*Short problem*
Copy nothing but the part that opens with the line containing "Give me the" and closes with the line containing "if (!canvas) return;". Do not include pictures.

***** Records supplied

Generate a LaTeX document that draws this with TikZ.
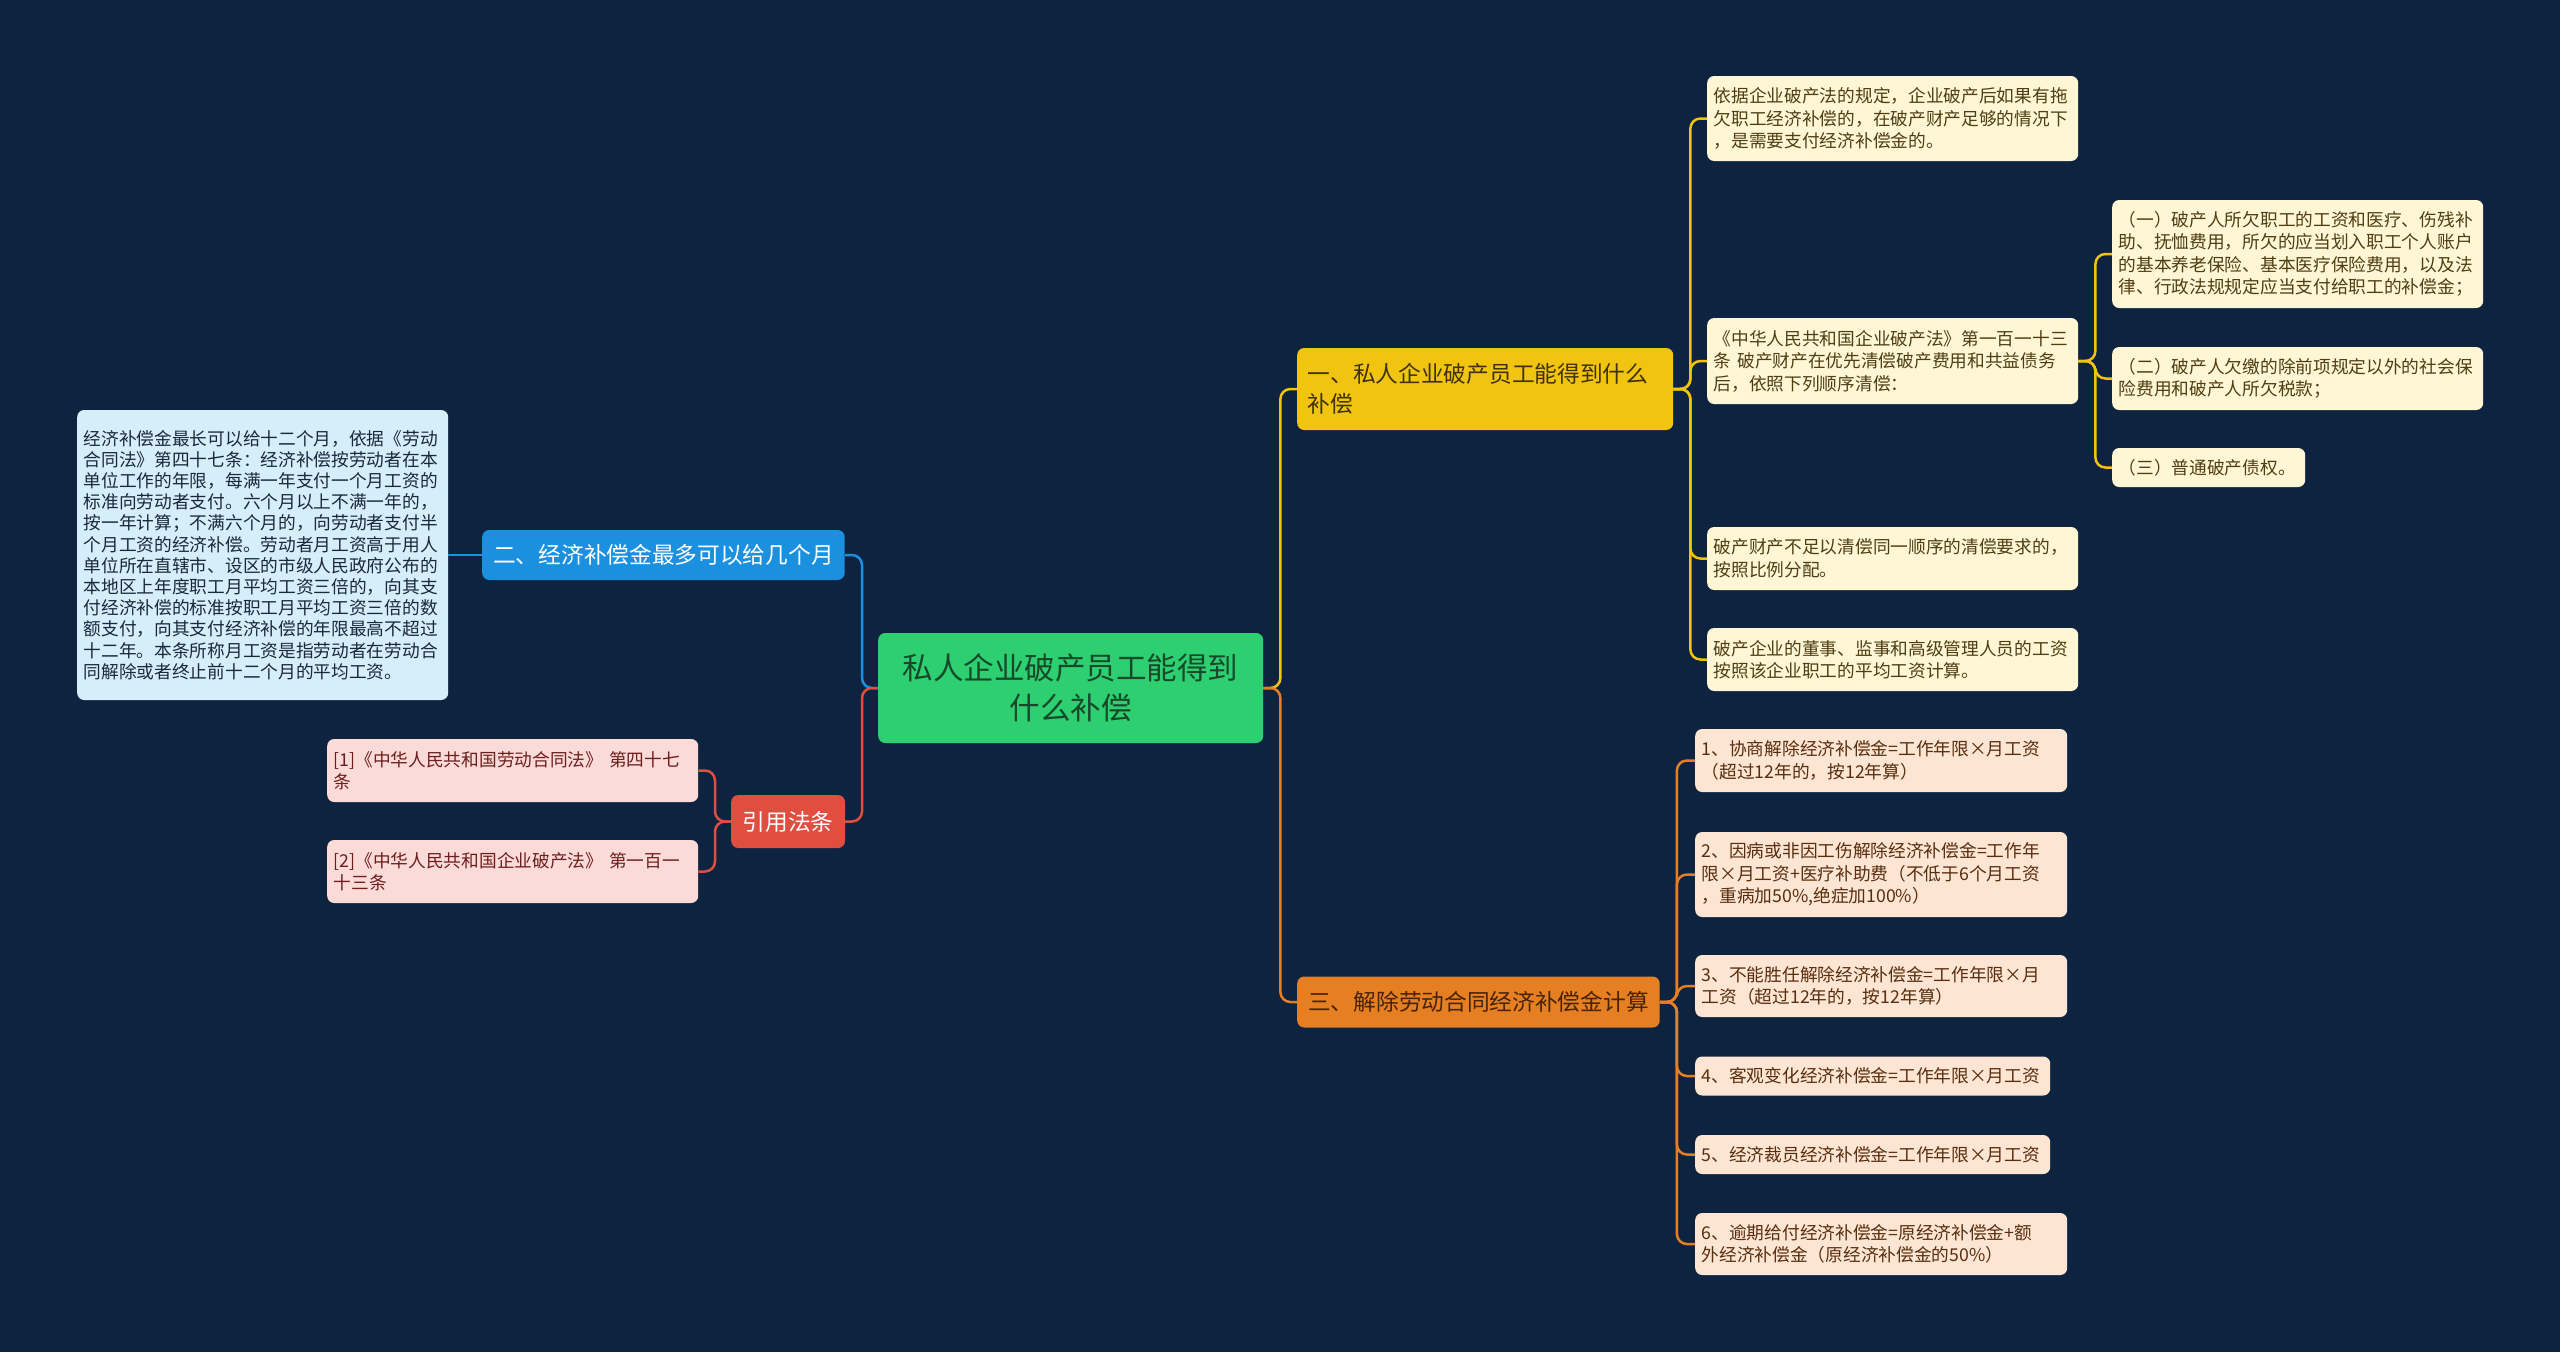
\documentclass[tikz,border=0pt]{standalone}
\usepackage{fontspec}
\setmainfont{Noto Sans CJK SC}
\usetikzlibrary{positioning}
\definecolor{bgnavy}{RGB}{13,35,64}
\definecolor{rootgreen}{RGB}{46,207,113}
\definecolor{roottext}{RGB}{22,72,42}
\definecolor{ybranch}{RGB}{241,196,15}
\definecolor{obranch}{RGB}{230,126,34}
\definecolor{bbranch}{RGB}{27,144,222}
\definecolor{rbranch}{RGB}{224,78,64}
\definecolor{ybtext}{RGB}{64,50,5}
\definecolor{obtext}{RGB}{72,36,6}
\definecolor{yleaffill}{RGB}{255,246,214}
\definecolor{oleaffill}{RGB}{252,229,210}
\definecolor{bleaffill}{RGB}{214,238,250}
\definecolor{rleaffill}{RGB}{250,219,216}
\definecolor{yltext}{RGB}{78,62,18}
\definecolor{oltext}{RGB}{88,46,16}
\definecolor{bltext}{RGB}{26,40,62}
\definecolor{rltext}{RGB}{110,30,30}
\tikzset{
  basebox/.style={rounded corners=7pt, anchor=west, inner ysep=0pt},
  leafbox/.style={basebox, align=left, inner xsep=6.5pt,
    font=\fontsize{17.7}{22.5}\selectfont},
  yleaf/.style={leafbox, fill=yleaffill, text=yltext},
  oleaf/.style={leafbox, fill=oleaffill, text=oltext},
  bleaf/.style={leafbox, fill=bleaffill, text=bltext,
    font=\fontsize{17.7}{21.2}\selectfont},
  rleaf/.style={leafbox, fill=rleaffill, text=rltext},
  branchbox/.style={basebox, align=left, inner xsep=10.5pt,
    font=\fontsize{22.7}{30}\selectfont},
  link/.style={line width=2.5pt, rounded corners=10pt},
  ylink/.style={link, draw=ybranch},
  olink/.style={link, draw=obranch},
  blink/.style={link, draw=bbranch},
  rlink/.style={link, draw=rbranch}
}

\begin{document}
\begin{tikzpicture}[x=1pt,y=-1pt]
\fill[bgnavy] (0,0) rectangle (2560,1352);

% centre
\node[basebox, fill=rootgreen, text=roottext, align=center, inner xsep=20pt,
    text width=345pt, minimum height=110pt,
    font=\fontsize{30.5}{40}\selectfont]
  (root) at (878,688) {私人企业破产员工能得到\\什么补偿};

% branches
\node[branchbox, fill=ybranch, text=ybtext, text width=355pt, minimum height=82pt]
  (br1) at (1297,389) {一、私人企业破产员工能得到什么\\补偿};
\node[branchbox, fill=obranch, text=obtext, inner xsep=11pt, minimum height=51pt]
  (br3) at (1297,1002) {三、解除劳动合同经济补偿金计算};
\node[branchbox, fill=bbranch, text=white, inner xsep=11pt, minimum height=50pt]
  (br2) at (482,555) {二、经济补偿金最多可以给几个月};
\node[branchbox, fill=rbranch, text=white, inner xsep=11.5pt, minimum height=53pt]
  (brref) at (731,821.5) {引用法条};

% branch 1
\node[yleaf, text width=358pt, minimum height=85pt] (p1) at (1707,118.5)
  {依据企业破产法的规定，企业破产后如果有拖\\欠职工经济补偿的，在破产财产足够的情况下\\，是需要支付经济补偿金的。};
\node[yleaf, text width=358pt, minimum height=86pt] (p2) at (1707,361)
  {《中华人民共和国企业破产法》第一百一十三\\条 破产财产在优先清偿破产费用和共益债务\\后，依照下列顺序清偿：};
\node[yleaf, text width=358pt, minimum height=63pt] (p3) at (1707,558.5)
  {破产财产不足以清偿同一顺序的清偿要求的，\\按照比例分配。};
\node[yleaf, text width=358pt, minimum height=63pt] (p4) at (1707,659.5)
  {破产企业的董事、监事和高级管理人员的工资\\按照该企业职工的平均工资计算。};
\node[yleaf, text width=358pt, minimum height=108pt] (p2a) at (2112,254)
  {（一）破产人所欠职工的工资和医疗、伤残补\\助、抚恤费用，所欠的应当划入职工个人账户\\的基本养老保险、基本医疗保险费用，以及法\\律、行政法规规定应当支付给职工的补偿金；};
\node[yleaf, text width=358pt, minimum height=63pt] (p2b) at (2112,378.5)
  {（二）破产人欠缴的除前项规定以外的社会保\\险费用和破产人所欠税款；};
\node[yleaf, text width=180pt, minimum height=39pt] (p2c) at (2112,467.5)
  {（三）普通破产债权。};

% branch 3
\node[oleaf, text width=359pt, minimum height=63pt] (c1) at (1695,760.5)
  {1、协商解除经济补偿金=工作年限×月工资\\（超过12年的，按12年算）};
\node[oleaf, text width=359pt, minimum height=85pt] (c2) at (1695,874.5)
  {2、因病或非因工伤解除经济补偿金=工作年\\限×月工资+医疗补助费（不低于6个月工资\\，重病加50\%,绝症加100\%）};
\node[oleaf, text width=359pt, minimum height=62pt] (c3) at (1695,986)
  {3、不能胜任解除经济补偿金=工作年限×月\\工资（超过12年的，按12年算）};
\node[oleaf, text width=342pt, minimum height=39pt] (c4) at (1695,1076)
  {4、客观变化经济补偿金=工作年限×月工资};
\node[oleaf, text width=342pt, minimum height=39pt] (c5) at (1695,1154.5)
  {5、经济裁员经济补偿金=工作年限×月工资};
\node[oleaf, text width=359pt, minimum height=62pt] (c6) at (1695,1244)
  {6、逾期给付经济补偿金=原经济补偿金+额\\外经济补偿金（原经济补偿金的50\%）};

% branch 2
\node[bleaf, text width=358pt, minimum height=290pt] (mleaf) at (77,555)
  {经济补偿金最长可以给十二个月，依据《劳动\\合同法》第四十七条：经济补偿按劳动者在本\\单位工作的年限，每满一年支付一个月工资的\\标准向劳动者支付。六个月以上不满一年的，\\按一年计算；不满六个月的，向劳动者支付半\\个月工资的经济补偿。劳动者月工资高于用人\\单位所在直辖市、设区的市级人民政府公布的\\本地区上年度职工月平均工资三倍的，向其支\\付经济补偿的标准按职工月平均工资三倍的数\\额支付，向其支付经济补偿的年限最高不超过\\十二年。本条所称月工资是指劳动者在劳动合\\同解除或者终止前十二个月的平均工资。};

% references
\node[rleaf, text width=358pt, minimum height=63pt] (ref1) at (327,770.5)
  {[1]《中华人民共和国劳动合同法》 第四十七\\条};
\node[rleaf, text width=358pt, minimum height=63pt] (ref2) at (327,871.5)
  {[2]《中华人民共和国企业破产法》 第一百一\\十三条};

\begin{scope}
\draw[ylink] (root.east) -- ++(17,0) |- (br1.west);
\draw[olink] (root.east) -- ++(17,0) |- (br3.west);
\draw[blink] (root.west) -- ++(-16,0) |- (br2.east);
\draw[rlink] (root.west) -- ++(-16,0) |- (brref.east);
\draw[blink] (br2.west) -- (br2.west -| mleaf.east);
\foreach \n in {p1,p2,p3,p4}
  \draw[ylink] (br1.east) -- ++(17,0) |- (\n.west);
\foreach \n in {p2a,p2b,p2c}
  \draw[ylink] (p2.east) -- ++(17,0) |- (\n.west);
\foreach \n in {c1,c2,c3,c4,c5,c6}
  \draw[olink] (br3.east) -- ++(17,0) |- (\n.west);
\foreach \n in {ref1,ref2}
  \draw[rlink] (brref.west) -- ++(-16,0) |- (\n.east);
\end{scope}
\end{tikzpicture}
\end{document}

**********
***** Records supplied

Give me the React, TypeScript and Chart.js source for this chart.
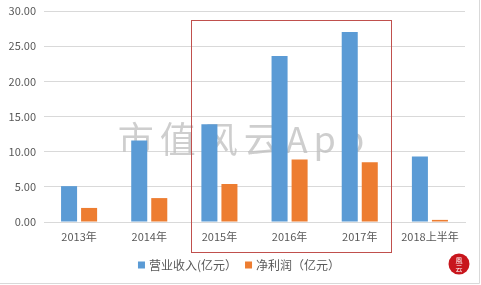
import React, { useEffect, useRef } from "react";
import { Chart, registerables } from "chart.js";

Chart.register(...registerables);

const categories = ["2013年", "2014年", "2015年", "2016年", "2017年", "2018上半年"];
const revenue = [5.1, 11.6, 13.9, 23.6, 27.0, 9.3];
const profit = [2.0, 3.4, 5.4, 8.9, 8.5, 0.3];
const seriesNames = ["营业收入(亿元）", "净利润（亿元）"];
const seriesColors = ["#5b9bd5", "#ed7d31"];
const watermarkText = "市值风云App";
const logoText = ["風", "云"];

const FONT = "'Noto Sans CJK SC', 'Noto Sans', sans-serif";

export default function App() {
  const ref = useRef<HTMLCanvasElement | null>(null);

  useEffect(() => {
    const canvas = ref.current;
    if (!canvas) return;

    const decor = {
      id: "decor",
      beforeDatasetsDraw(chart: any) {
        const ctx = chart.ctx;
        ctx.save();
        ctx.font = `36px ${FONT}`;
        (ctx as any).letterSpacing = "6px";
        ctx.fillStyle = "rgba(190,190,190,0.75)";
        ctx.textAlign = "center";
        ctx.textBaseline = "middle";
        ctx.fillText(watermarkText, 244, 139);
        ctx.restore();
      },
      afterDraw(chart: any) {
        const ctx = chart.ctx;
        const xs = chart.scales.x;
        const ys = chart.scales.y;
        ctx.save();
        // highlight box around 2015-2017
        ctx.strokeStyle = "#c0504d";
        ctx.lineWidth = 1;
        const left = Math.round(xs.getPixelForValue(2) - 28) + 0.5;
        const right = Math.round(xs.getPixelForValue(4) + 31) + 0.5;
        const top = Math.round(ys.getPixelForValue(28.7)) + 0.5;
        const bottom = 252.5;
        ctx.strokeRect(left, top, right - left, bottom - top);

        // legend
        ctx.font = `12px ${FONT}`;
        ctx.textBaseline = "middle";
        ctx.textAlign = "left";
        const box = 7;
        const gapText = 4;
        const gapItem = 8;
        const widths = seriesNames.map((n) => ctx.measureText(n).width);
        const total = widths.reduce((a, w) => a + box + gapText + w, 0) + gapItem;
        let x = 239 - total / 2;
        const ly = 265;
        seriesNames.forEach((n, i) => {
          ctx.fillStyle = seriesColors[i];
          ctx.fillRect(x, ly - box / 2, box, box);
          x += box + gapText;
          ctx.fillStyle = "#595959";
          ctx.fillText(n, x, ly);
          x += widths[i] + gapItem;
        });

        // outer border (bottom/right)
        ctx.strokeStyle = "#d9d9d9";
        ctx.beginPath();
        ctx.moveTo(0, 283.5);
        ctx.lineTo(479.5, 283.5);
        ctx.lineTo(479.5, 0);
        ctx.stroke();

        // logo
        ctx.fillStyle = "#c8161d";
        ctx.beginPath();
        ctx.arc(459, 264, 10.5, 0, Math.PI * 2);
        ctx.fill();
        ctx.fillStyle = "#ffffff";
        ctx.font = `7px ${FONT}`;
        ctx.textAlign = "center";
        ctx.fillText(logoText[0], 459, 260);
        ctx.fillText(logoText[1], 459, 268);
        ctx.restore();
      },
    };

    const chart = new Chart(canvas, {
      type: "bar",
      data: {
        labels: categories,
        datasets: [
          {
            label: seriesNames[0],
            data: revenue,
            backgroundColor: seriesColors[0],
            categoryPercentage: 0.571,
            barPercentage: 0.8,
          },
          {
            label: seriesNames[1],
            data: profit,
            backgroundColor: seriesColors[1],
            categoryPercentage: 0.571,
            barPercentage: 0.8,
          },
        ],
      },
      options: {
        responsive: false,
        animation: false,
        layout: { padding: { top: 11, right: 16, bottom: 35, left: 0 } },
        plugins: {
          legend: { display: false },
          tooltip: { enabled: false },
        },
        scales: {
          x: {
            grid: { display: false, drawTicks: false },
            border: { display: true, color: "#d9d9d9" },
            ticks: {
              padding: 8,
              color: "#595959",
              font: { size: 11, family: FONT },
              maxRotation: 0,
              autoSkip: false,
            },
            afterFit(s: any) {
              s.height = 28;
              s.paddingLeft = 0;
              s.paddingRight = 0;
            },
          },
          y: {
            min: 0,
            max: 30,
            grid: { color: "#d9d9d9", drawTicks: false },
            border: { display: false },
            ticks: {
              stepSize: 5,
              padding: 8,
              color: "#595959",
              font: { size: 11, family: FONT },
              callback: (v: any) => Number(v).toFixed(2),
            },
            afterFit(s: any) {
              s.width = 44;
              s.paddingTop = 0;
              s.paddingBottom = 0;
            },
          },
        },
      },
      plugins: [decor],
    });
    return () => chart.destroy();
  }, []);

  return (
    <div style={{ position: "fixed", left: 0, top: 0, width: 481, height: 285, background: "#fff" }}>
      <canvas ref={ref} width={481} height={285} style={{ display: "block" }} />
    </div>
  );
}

**********

*Expected answer*
Give me the React, TypeScript and Chart.js source for this chart.
import React, { useEffect, useRef } from "react";
import { Chart, registerables } from "chart.js";

Chart.register(...registerables);

const categories = ["2013年", "2014年", "2015年", "2016年", "2017年", "2018上半年"];
const revenue = [5.1, 11.6, 13.9, 23.6, 27.0, 9.3];
const profit = [2.0, 3.4, 5.4, 8.9, 8.5, 0.3];
const seriesNames = ["营业收入(亿元）", "净利润（亿元）"];
const seriesColors = ["#5b9bd5", "#ed7d31"];
const watermarkText = "市值风云App";
const logoText = ["風", "云"];

const FONT = "'Noto Sans CJK SC', 'Noto Sans', sans-serif";

export default function App() {
  const ref = useRef<HTMLCanvasElement | null>(null);

  useEffect(() => {
    const canvas = ref.current;
    if (!canvas) return;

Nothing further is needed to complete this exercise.